Set exercise: Repeat, exactly and only, the lines from the beginning of the data through the line with "import * as d3 from 'd3';". Pictures are left out.

Raw data:
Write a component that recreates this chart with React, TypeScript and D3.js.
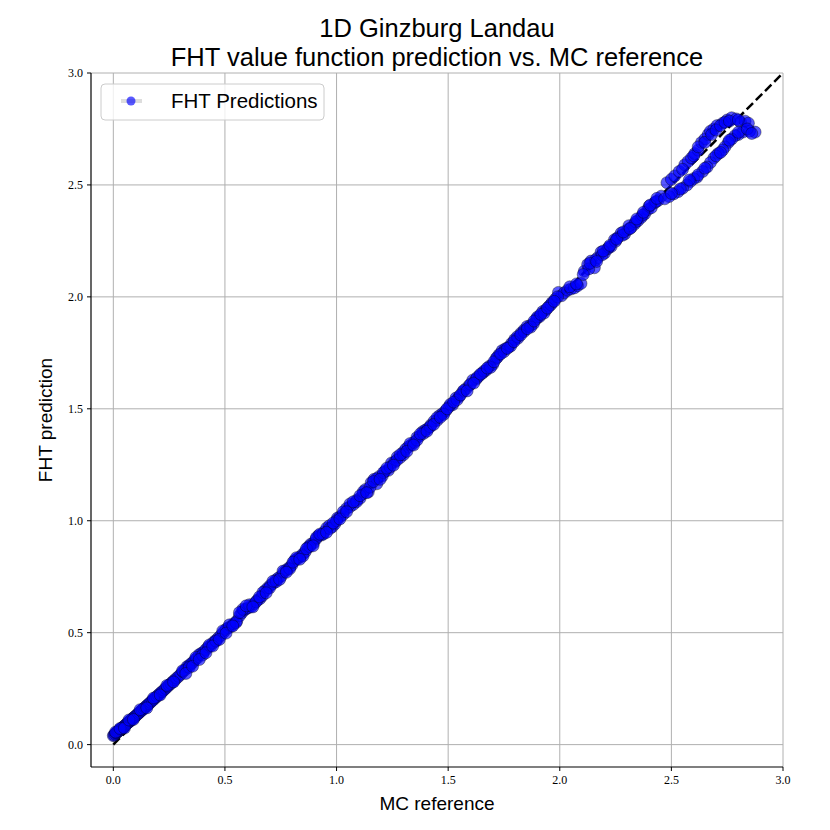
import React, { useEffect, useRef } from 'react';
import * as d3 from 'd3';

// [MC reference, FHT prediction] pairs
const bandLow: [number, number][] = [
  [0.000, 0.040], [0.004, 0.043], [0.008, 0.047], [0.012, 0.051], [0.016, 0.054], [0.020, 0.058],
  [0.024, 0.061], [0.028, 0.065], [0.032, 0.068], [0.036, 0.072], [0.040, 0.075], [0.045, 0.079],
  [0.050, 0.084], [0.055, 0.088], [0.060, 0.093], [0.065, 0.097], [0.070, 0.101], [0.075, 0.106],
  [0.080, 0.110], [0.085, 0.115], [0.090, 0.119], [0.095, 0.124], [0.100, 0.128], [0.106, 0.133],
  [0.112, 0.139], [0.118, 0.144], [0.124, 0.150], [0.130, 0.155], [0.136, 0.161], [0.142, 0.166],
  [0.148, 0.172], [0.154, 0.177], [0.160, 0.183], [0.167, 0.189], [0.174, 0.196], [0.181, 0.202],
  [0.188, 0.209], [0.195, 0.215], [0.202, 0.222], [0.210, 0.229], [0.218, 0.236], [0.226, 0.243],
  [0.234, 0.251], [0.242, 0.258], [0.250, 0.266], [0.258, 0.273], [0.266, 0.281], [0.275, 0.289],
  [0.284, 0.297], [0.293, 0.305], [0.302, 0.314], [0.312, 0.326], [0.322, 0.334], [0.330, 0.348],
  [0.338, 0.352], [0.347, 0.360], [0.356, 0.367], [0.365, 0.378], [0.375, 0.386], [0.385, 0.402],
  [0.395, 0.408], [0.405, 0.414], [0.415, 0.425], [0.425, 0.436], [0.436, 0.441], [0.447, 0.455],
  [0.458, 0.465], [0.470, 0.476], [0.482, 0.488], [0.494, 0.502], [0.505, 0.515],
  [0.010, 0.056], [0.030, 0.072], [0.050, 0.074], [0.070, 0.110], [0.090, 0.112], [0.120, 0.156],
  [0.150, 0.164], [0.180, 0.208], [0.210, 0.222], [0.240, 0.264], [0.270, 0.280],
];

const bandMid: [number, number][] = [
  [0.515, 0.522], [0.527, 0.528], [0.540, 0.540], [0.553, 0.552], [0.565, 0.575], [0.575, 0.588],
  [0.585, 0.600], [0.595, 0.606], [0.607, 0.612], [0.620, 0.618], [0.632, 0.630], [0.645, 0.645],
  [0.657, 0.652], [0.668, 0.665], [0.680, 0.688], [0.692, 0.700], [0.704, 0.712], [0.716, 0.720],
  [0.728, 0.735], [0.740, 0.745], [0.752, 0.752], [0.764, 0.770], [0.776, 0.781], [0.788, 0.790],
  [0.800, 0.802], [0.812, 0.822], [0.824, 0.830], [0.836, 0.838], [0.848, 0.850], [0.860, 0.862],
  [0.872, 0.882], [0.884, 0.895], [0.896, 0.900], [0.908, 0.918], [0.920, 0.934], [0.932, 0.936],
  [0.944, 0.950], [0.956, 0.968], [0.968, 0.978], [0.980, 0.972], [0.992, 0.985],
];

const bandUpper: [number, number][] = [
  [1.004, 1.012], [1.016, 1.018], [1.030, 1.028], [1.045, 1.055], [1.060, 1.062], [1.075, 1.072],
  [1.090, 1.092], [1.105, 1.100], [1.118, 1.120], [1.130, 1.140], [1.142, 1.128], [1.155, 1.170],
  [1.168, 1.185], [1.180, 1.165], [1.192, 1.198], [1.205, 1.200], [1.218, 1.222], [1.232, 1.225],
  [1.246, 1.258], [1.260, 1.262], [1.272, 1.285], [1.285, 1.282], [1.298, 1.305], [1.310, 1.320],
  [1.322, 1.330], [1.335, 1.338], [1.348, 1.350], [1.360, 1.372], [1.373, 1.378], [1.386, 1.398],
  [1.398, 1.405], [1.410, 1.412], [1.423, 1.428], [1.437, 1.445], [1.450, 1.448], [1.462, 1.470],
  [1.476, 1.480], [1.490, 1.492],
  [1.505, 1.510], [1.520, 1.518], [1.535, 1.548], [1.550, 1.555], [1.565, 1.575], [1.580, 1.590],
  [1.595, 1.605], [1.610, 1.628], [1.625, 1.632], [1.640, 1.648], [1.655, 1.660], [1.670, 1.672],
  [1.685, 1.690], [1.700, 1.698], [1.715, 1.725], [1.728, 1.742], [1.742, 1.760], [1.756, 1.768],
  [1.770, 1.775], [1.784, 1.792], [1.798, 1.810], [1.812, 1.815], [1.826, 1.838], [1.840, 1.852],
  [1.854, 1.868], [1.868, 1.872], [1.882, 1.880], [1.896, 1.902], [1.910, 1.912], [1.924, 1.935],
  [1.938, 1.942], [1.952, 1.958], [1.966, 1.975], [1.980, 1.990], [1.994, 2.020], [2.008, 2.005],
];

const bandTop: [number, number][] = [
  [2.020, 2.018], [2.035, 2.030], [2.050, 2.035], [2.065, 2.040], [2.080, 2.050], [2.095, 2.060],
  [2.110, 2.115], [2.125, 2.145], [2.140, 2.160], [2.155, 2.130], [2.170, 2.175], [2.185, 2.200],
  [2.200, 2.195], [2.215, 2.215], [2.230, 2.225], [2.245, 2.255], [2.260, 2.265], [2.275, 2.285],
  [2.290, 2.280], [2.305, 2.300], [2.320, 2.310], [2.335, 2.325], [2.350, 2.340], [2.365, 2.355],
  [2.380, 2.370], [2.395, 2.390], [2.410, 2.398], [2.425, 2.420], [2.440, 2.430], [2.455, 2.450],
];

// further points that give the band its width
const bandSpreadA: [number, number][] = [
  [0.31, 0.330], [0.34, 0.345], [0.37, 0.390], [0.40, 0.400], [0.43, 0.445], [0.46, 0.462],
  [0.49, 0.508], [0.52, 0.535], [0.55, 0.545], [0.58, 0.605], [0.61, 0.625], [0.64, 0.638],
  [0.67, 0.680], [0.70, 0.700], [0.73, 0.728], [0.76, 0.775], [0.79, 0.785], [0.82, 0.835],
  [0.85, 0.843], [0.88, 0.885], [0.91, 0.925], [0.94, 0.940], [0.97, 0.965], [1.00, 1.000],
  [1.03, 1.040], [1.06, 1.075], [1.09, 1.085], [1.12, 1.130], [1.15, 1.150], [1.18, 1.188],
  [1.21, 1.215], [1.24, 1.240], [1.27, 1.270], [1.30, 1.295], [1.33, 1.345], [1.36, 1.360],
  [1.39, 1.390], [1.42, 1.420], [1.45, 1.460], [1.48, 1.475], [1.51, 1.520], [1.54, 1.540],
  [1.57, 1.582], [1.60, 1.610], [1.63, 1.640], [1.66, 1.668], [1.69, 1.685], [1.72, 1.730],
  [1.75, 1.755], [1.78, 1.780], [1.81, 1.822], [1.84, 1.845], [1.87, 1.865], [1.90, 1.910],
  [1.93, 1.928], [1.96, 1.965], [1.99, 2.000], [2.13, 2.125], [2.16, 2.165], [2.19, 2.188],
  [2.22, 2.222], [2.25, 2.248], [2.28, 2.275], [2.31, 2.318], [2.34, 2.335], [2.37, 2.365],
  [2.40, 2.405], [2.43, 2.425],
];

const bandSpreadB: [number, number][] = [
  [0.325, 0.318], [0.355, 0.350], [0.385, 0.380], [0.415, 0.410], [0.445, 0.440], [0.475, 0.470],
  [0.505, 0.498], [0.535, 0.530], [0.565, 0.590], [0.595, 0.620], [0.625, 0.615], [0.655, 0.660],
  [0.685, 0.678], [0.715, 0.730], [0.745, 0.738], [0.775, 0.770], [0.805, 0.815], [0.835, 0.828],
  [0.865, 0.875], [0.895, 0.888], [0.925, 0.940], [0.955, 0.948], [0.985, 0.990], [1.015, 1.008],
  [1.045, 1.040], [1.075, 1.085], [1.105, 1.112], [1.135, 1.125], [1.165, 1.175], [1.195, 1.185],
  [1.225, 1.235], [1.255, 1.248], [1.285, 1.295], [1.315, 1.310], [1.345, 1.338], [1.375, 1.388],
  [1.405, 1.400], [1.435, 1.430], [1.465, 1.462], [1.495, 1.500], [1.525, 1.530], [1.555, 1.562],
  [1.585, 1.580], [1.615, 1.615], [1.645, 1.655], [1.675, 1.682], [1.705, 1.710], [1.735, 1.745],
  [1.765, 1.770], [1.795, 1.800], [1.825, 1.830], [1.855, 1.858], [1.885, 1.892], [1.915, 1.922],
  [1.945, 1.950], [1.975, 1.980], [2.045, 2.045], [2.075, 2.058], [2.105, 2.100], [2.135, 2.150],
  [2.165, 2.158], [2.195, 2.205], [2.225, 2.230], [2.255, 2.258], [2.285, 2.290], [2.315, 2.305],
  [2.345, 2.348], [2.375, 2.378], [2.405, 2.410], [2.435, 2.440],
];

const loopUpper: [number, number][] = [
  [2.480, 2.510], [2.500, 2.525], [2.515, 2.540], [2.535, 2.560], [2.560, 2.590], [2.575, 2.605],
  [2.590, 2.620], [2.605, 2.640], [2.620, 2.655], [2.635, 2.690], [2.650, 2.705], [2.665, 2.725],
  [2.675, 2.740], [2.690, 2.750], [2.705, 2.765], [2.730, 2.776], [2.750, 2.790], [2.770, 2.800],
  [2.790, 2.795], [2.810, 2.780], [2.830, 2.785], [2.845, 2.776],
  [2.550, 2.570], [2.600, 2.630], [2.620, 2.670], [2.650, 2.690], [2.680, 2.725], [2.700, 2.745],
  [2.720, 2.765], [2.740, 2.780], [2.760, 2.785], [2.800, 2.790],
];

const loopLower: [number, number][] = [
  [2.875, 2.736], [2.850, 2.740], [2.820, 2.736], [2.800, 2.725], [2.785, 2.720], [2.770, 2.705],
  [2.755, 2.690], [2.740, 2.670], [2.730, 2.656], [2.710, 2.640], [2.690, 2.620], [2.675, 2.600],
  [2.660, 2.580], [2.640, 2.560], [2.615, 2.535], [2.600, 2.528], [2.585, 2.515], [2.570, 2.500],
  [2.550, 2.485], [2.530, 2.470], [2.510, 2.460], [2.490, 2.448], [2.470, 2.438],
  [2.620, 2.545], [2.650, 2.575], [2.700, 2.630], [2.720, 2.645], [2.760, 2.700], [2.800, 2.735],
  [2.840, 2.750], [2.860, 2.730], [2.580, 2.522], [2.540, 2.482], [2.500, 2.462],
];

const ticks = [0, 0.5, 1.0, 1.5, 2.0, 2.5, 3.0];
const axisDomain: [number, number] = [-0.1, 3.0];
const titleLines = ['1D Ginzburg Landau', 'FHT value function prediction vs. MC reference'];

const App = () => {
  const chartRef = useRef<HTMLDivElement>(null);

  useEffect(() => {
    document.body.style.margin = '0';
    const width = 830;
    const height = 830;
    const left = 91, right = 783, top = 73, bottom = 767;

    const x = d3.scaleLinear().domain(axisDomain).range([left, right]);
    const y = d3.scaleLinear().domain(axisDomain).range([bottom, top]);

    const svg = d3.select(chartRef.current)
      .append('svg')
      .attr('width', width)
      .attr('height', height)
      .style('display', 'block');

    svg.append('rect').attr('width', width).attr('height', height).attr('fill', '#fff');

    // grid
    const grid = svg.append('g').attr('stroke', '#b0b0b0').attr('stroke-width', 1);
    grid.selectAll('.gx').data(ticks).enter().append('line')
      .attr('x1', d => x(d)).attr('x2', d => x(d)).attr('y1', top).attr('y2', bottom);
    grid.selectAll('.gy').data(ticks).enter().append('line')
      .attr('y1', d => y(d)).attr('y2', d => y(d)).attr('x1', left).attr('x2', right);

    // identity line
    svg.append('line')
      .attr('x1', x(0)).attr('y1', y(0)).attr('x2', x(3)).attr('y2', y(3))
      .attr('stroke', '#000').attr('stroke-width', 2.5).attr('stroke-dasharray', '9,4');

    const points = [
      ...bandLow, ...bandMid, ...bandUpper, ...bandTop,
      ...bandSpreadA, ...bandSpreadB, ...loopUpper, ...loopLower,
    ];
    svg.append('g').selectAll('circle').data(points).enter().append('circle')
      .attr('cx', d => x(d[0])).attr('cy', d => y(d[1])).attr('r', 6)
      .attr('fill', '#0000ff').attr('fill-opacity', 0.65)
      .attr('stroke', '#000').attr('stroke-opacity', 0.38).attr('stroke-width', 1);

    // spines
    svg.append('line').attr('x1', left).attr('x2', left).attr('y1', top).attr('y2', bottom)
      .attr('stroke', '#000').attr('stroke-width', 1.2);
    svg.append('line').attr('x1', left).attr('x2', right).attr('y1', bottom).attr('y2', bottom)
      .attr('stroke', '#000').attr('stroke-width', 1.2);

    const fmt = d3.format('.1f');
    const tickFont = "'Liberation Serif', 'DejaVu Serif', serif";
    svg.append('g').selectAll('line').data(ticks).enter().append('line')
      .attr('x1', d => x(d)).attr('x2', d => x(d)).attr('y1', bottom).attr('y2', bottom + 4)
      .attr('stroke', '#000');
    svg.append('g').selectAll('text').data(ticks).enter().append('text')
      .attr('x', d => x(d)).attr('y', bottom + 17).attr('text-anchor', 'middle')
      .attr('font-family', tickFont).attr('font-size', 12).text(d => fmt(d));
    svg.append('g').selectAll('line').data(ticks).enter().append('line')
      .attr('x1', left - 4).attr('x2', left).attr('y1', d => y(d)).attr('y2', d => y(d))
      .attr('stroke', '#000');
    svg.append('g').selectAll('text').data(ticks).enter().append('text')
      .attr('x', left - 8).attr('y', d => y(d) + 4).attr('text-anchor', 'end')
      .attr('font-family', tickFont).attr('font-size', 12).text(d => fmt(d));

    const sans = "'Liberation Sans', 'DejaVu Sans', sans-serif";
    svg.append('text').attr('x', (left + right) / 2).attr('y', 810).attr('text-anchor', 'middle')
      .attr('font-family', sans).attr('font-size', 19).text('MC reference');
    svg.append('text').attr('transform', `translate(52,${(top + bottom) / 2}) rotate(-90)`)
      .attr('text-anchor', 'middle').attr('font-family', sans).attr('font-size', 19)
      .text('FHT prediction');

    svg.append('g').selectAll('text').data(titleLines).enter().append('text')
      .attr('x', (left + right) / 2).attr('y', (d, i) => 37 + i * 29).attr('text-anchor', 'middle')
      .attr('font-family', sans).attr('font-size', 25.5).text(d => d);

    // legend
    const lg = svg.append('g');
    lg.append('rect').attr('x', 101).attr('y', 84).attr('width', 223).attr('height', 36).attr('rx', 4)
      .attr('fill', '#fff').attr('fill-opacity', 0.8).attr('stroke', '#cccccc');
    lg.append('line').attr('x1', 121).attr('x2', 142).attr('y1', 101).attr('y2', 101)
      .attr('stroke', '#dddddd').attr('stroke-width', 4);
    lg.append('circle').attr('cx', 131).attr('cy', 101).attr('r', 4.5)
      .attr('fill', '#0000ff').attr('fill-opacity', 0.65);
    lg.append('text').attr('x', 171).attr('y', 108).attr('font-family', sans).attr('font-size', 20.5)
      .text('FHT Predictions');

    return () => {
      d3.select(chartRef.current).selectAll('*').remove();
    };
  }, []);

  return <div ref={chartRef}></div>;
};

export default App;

Response for this exercise:
Write a component that recreates this chart with React, TypeScript and D3.js.
import React, { useEffect, useRef } from 'react';
import * as d3 from 'd3';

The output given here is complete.